┌─ PROVIDED INFORMATION

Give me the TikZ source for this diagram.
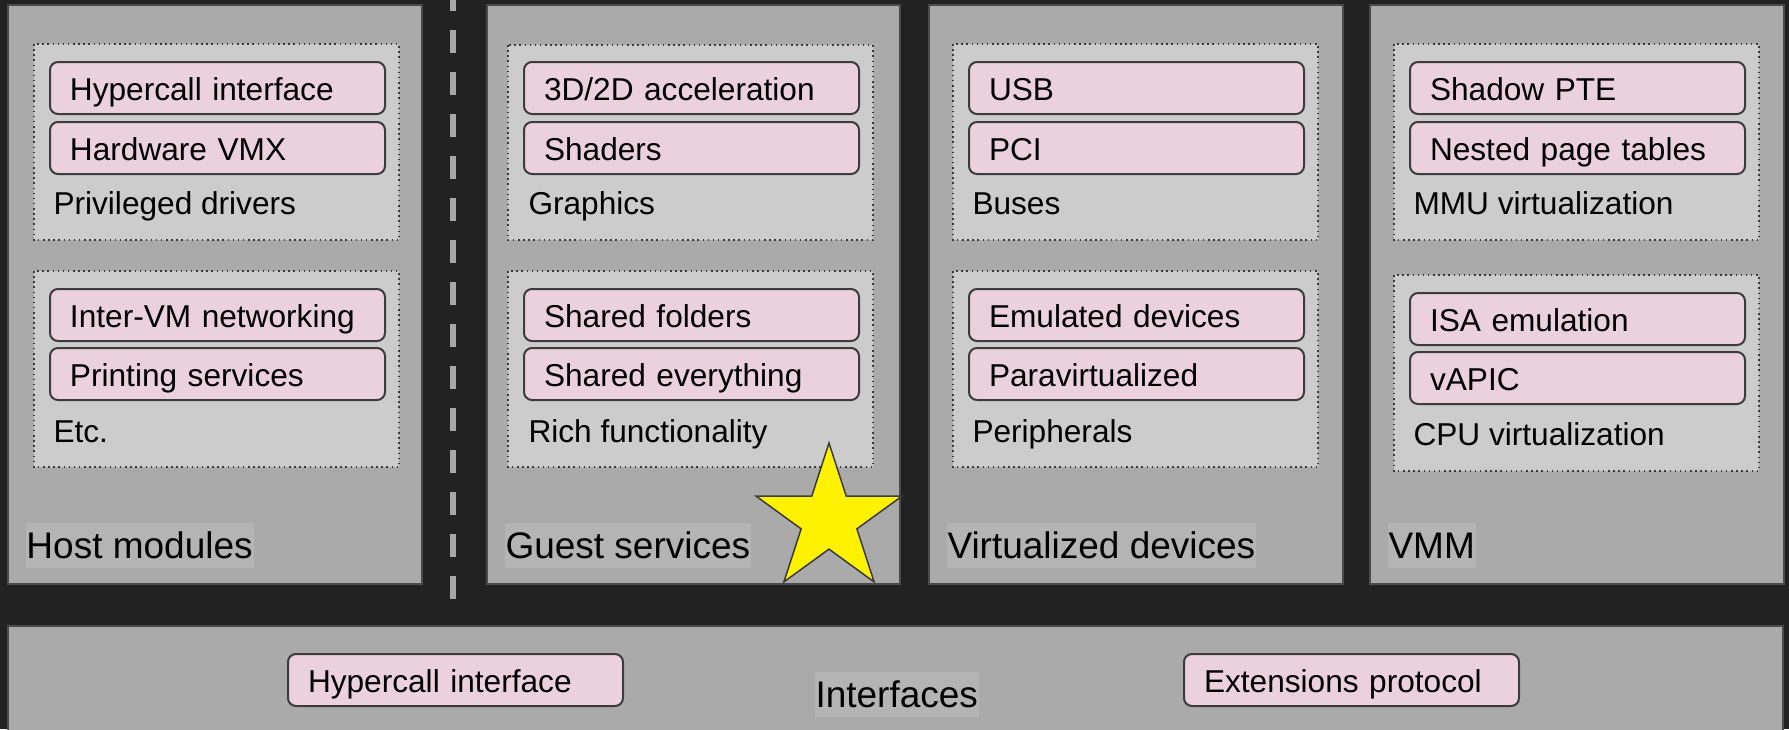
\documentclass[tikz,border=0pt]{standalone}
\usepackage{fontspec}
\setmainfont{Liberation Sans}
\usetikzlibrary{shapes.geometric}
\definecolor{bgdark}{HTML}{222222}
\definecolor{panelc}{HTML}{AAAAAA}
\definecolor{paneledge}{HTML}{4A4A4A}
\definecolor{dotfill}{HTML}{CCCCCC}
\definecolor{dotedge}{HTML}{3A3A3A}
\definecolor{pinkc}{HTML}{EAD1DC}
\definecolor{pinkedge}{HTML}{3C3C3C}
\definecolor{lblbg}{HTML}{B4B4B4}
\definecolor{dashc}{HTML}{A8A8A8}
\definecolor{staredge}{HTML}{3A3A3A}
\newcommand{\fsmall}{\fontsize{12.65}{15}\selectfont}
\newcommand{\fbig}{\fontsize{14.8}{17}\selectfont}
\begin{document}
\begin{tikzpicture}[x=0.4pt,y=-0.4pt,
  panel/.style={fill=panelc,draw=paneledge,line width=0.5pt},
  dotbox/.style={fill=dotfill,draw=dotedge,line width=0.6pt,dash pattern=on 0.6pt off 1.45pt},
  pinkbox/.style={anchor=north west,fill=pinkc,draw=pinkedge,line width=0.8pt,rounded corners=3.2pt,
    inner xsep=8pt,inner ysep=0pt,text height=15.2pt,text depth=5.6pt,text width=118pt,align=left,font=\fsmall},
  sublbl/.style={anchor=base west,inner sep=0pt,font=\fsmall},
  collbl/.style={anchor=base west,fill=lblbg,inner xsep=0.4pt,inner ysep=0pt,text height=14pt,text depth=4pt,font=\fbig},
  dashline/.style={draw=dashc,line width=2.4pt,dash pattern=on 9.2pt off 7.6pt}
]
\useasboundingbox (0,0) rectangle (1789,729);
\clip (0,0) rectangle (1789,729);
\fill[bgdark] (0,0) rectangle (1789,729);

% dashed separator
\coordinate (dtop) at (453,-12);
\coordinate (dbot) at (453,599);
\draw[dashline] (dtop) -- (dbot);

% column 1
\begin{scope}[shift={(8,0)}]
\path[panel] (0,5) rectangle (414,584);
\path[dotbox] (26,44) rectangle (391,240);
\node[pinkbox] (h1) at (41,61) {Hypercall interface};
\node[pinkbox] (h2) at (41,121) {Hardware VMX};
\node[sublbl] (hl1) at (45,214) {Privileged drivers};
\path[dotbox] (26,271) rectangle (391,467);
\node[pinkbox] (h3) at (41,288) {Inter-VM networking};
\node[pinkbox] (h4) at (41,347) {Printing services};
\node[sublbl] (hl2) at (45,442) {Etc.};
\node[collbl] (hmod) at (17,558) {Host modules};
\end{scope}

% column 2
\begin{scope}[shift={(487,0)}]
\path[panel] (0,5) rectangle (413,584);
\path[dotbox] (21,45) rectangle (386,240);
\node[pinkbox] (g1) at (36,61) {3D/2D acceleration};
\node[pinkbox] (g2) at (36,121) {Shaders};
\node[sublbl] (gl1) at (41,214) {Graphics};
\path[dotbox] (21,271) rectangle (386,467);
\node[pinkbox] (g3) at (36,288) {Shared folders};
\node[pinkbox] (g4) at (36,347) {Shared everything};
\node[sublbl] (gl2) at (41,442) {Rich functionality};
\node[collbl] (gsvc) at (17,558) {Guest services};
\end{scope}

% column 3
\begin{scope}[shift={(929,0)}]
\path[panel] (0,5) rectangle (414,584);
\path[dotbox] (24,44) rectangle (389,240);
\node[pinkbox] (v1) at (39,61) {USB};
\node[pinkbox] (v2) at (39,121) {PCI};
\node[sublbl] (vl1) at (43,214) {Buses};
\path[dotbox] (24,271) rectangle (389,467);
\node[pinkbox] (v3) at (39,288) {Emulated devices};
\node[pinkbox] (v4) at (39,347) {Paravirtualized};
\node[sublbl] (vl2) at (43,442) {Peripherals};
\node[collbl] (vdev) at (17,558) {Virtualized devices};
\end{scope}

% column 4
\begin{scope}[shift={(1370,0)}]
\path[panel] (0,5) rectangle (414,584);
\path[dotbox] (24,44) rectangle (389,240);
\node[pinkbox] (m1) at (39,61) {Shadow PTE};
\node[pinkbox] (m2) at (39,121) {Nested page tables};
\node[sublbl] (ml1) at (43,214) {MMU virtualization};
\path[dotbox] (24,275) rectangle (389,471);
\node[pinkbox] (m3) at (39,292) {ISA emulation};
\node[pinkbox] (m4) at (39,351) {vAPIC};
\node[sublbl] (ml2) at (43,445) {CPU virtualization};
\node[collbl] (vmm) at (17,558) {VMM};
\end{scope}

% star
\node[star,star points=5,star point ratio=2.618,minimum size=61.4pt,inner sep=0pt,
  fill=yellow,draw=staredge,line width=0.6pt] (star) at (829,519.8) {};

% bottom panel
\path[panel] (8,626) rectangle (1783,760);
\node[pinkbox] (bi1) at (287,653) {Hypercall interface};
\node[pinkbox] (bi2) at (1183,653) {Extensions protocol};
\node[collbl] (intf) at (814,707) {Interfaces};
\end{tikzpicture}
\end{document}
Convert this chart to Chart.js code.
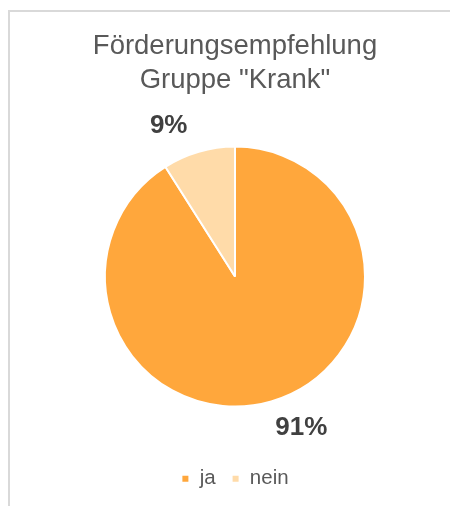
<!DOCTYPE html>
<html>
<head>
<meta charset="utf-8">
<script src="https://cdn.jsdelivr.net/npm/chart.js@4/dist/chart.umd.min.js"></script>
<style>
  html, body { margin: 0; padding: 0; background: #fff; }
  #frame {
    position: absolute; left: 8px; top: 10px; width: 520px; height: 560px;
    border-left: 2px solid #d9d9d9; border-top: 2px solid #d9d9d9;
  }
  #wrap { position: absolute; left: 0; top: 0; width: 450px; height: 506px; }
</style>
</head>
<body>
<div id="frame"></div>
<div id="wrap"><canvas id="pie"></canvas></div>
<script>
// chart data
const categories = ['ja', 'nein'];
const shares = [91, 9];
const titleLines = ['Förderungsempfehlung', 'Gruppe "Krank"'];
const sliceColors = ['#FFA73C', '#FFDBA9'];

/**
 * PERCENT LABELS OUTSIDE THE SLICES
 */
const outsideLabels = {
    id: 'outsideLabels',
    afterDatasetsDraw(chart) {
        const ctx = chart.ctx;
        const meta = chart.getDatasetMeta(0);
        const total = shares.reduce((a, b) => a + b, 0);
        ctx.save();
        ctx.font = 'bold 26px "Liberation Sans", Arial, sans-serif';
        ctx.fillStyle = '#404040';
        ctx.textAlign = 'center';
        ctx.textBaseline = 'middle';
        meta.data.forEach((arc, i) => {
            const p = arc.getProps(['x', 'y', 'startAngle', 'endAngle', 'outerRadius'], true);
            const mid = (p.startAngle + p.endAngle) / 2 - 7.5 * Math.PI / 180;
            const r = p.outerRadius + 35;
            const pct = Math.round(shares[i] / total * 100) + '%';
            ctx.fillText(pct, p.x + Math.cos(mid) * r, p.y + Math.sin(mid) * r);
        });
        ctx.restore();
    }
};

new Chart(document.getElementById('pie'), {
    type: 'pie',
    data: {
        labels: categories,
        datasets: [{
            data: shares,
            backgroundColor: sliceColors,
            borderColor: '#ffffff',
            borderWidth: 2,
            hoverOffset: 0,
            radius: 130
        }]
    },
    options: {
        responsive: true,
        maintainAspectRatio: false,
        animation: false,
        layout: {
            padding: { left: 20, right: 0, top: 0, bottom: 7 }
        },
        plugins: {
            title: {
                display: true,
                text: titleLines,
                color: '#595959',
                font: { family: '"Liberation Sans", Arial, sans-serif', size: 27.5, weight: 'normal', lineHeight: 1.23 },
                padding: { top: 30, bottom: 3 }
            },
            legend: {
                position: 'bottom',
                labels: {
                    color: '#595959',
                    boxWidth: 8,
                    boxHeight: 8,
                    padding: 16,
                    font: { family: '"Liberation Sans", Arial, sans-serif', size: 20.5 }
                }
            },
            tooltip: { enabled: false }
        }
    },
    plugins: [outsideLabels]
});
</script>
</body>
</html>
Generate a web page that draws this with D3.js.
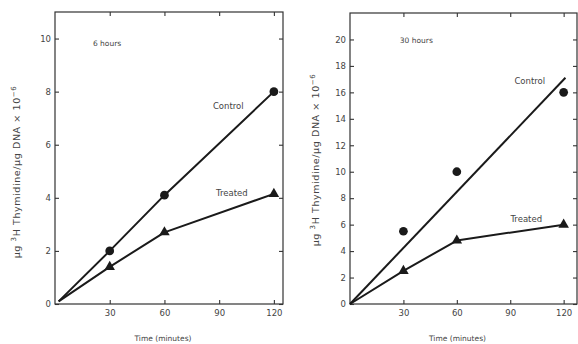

└─

### TASK TO CARRY OUT
Check each line above for the word "this" and copy the ones that have it.

### SOLUTION TO THE PROBLEM
Give me the TikZ source for this diagram.
Convert this chart to Chart.js code.
Generate a web page that draws this with D3.js.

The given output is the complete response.